このふわっとした世論をうまく刈り取りしているのが自民党や維新だ。

日本社会に広がる閉塞感を利用し、打ち上げ花火のような政策や情緒に訴えかける発信を行うことで“雰囲気イケメン”を装っている。

これをスマートにできないのが立憲民主党。
もっと言えば、TPOを弁えたり、場の空気を読むことが苦手な議員が多い印象を持つ。

今月行われた箱根駅伝では、事前に主催者側から沿道での応援を自粛するよう要請が出ていたにもかかわらず、蓮舫議員は沿道で母校を応援したことをTwitter上に投稿して批判を浴びた。
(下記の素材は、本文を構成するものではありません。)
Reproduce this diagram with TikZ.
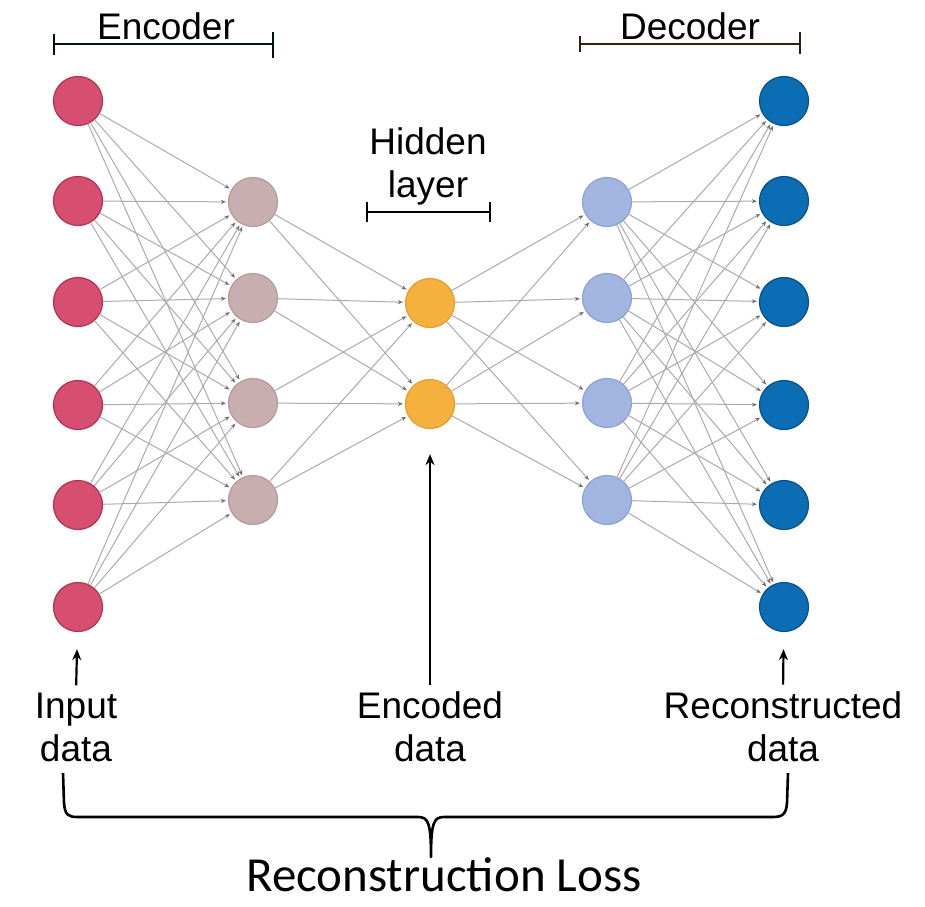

そのような投稿をすれば、アンチはもちろん支持者からも批判されることは想像に難くない。
そうしたことに思いを致すことができない議員が多いから、いつまでも支持率が低空飛行を続け、離合集散の繰り返しに追い込まれるのだ。

今回のCLP問題においても、法的な問題はなくとも倫理的に問題があり、支持者や関係者からの信用毀損を招く重大な問題として、処分がなされていれば、少なくとも自民党と同質とみなされることはなかっただろう。

早期の幕引きに奔走するあまり、本質的な問題点を見失い、さらなる支持基盤の縮小を招いていることにいい加減気付かなければならない。

いま、日本政治は歪な状態となっている。
たとえ、自民党と立憲民主党が同じ不祥事やミス、それに対し同一の対応をしても立憲民主党の方が支持者の離脱や批判を受けやすい。
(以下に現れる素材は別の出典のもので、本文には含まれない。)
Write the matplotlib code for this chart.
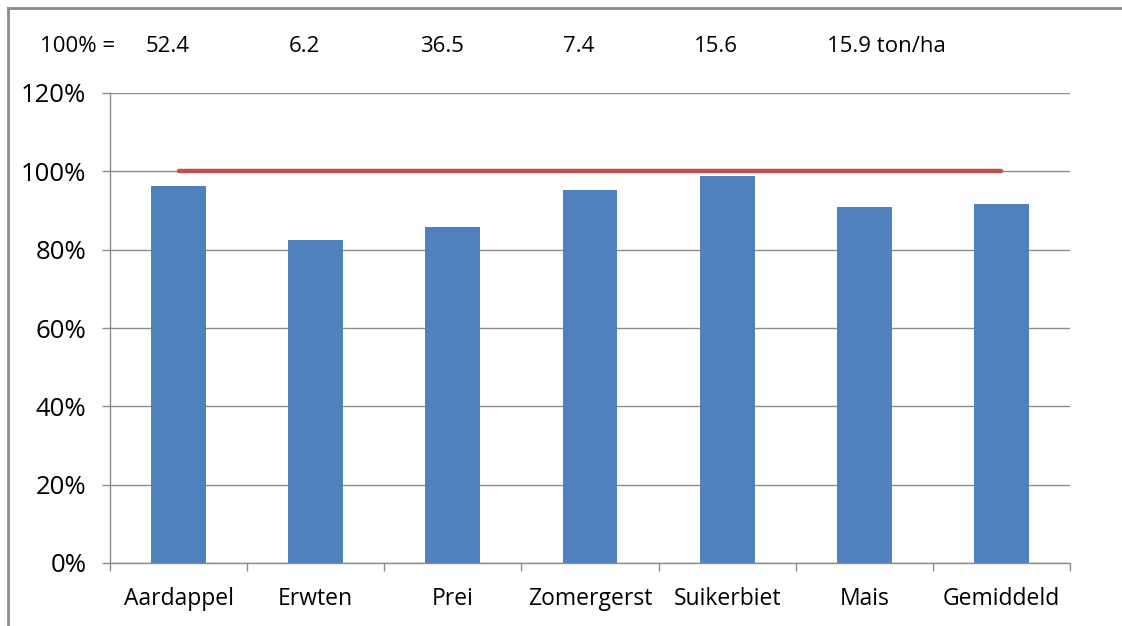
import matplotlib.pyplot as plt
from matplotlib.lines import Line2D
from matplotlib.ticker import FuncFormatter, FixedLocator
import numpy as np

# --- Data ---
crops = ['Aardappel', 'Erwten', 'Prei', 'Zomergerst', 'Suikerbiet', 'Mais', 'Gemiddeld']
relative_yield = [96.2, 82.5, 85.8, 95.2, 98.8, 90.9, 91.7]   # percent
reference = [100, 100, 100, 100, 100, 100, 100]
base_yield = ['52.4', '6.2', '36.5', '7.4', '15.6', '15.9']       # ton/ha = 100%

plt.rcParams['font.family'] = ['Open Sans', 'DejaVu Sans']

fig = plt.figure(figsize=(11.22, 6.26), dpi=100)
ax = fig.add_axes([110 / 1122, 1 - 563 / 626, 960 / 1122, 470 / 626])

x = np.arange(len(crops))
grid_col = '#8c8c8c'

ax.bar(x, relative_yield, width=0.4, color='#4f81bd', zorder=2)
ax.plot(x, reference, color='#c0504d', linewidth=3.2, solid_capstyle='round', zorder=3)

ax.set_xlim(-0.5, len(crops) - 0.5)
ax.set_ylim(0, 120)
ax.set_yticks(np.arange(0, 121, 20))
ax.yaxis.set_major_formatter(FuncFormatter(lambda v, p: f'{v:.0f}%'))
ax.yaxis.grid(True, color=grid_col, linewidth=1)
ax.set_axisbelow(True)

ax.set_xticks(x)
ax.set_xticklabels(crops)
ax.tick_params(axis='x', length=0, pad=17, labelsize=16.5, colors='black')
ax.xaxis.set_minor_locator(FixedLocator(np.arange(-0.5, len(crops), 1.0)))
ax.tick_params(axis='x', which='minor', length=6, color=grid_col, width=1)
ax.tick_params(axis='y', length=6, color=grid_col, width=1, labelsize=18.5, pad=11)

for side in ['top', 'right']:
    ax.spines[side].set_visible(False)
for side in ['left', 'bottom']:
    ax.spines[side].set_color(grid_col)
    ax.spines[side].set_linewidth(1)

# "100% =" header row with the base yields
fig.text(40 / 1122, 1 - 47 / 626, '100% =', fontsize=16, va='center', ha='left')
trans = ax.get_xaxis_transform()
yhead = (563 - 47) / 470
for i, val in enumerate(base_yield):
    if i < len(base_yield) - 1:
        ax.text(i - 0.08, yhead, val, transform=trans, fontsize=16, ha='center', va='center')
    else:
        ax.text(i - 0.27, yhead, val + ' ton/ha', transform=trans, fontsize=16, ha='left', va='center')

# frame of the original picture (left and top edges)
fig.add_artist(Line2D([8 / 1122, 8 / 1122], [0, 1 - 8 / 626], color='#8a8a8a', linewidth=2,
                      transform=fig.transFigure))
fig.add_artist(Line2D([8 / 1122, 1], [1 - 8 / 626, 1 - 8 / 626], color='#8a8a8a', linewidth=2,
                      transform=fig.transFigure))

fig.savefig('out.png', dpi=100)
立憲民主党がやってはならないことは、自民党もやってはならないし、同じ熱量の批判を浴びせる必要がある。それが政治権力を監視する国民やメディアのあるべき姿ではあるが、そうはなっていない。

この現状を立憲民主党含めた野党はしっかり認識し、自浄作用をはたらかせるべきだと思う。

今回の問題で福山幹事長を処分しなかった立憲民主党は、さらに体力を失うことになるだろう。

岸田首相が、ハト派の宏池会(岸田派)領袖でありながら、党内のタカ派ともうまく立ち回り、バランス感覚に優れた宰相と評価されていることも立憲民主党には相当な向かい風となる。

今夏の参院選で共闘するであろう共産党も目立ったコメントを出しておらず、ダンマリを決め込んでいる。

立憲民主党の看板が変わる日も近いかもしれない。